Darwinism and the "Creation Science" Movement

 by Joe T. Ator, Star Bible Publications,
PO Box 821220, Ft. Worth, Texas, 76182,
2000, 88 pages

Books that attack a position, whether it be secular or religious have marginal use. They are usually written by an author that is so biased that fairness is an impossibility. In the evolution/creation controversy, this has been especially true. We have tried to point out the unfairness in this journal for over 30 years now, but most of the materials written in this area continue to make the same mistakes over and over on both sides of the controversy.

 Joe Ator is a physics and astronomy professor. This little book is an attempt to get people to look at the errors being made on both sides of the evolution/creation controversy. It is divided into two chapters and a summary with notes. The first chapter of 40 pages is titled "Faulty Premises in Darwin's Theory." This section points out the factual part of Darwin's work and then discusses the faulty premises and assumptions involved. There are 58 quotes noted, with some of them being quite unique and useful, although some involve familiar authors such as Hugh Ross, Michael Denton, and Gerald Schroeder.

 The second chapter takes denominational creationism to task. Ator classifies creationists as either young earth or old earth. Ator points out integrity problems in the young-earth position and classifies himself as an old-age creationist.

 The main thrust of this book is a plea for honesty and unity. Ator points out that young-earth creationism is having "the net effect of hindering acceptance of the Bible's valuable religious message." He points out that chance is an unproven and invalid cause to the cosmos and pleas with all believers to unify to oppose the saturation of the public with this view.

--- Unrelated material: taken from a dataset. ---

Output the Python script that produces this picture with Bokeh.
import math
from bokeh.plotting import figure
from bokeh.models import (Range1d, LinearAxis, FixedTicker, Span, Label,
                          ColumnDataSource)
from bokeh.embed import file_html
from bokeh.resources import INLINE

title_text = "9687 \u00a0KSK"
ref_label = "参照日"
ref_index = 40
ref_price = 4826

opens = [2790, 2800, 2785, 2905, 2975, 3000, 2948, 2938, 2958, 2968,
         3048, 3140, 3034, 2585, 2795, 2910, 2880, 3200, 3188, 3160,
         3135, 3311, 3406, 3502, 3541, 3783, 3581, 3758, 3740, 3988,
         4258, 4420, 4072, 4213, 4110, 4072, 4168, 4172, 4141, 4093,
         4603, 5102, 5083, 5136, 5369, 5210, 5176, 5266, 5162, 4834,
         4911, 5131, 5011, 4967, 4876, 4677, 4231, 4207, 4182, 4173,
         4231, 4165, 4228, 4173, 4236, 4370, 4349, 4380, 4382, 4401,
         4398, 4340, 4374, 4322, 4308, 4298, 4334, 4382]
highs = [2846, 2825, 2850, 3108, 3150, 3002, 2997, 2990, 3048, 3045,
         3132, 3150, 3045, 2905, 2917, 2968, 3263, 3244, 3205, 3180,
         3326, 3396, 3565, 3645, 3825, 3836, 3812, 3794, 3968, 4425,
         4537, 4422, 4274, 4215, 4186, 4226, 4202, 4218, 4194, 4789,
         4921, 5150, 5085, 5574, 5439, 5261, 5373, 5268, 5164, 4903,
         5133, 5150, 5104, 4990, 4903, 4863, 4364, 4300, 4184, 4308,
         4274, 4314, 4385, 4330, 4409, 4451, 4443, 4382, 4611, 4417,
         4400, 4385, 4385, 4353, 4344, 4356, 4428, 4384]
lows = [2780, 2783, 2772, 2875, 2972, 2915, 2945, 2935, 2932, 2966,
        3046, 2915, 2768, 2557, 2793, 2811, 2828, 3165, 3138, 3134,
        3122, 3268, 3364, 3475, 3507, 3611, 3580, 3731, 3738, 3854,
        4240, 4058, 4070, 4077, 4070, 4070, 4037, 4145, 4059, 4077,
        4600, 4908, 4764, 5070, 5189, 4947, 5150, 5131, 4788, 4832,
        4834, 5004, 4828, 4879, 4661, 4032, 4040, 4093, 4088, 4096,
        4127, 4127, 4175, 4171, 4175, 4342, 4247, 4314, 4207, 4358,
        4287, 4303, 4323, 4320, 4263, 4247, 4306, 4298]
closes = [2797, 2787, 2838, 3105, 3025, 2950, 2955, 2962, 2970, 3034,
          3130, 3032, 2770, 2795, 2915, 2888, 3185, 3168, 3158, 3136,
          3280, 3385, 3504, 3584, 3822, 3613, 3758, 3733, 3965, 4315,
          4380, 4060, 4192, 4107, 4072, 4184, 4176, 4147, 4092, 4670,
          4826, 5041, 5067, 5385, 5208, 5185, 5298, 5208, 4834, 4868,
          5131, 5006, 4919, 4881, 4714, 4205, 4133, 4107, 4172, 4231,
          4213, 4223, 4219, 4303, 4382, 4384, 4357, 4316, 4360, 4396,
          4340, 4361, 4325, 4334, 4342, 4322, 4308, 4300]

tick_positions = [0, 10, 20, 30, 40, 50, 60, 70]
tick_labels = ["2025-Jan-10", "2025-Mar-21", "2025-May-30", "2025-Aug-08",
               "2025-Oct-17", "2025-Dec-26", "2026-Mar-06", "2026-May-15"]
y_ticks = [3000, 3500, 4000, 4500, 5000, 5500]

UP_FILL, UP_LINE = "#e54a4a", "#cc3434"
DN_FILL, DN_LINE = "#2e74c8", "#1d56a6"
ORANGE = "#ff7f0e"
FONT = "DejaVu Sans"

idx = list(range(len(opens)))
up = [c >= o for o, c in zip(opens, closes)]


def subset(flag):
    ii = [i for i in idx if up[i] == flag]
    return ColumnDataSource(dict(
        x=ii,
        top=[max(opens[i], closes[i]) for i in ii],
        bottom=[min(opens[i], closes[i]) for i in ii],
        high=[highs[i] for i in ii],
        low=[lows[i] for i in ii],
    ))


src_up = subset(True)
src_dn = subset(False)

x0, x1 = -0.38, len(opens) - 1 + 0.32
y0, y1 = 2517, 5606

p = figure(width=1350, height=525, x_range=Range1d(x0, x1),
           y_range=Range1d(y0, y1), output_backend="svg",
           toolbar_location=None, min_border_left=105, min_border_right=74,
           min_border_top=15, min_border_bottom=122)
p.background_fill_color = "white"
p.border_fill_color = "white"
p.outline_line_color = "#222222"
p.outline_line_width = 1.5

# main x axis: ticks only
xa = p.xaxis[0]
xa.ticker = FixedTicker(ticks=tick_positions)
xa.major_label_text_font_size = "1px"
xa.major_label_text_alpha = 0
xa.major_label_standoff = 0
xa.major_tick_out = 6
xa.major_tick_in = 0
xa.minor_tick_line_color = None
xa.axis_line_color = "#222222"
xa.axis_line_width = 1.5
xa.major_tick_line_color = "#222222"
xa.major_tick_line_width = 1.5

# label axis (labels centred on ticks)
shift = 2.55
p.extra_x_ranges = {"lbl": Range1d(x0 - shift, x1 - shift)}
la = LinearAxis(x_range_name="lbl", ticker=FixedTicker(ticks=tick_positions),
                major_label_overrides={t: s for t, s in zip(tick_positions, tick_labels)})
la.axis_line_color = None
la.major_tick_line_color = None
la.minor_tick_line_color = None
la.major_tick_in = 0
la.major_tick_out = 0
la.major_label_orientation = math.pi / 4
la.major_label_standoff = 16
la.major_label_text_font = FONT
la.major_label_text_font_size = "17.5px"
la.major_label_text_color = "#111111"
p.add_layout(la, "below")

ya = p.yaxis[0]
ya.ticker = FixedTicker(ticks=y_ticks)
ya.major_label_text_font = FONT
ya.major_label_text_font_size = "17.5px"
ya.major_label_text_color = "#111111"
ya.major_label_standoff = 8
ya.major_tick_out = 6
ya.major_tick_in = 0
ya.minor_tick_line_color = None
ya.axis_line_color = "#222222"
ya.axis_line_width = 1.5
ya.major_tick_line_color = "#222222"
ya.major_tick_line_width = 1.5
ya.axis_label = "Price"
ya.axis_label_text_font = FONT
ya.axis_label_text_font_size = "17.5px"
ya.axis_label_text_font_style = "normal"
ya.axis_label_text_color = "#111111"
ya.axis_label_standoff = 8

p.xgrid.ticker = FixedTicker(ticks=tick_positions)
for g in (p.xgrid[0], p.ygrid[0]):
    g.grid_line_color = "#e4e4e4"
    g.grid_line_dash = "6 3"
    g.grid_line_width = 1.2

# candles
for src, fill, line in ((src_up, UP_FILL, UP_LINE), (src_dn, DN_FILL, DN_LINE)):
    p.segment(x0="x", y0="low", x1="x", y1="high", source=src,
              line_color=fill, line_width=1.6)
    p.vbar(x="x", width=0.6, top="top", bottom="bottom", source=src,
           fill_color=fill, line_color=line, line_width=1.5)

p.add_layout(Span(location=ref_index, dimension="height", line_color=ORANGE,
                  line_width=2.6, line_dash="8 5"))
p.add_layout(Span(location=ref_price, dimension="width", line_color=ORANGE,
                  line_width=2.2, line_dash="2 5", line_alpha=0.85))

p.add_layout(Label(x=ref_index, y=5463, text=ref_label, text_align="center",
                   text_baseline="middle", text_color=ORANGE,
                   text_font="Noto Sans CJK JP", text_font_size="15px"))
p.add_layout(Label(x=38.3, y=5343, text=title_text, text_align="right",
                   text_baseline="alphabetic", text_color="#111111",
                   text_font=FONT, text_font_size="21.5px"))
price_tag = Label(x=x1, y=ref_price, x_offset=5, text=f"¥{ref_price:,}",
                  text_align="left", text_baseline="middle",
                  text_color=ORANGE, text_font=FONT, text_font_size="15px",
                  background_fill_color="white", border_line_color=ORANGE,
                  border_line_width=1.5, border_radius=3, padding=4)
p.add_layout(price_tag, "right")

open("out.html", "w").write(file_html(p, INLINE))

 This is a useful book with good ideas and useful sources. The greatest weakness of the book is undoubtedly its brevity. Some areas desperately need expansion. In the section titled "Why Do Young-Earth Creationists Hold the View?" for example, no mention is made of the fact that most young-earth views are rooted in millennial teachings that start with a doctrinal position and try to find scientific support for that tradition. (See Ronald Numbers' book The Creationists for more on this.) In the Darwinism section, the support for the author's position is gained from quotes of other scientists but not a scientific demonstration of why those quotations are true. To do all of that would have required a book of several hundred pages. The author's obvious intent was to focus on the general picture. This will make this book very useful to the general public and will help students in science classes. We recommend it for that audience especially.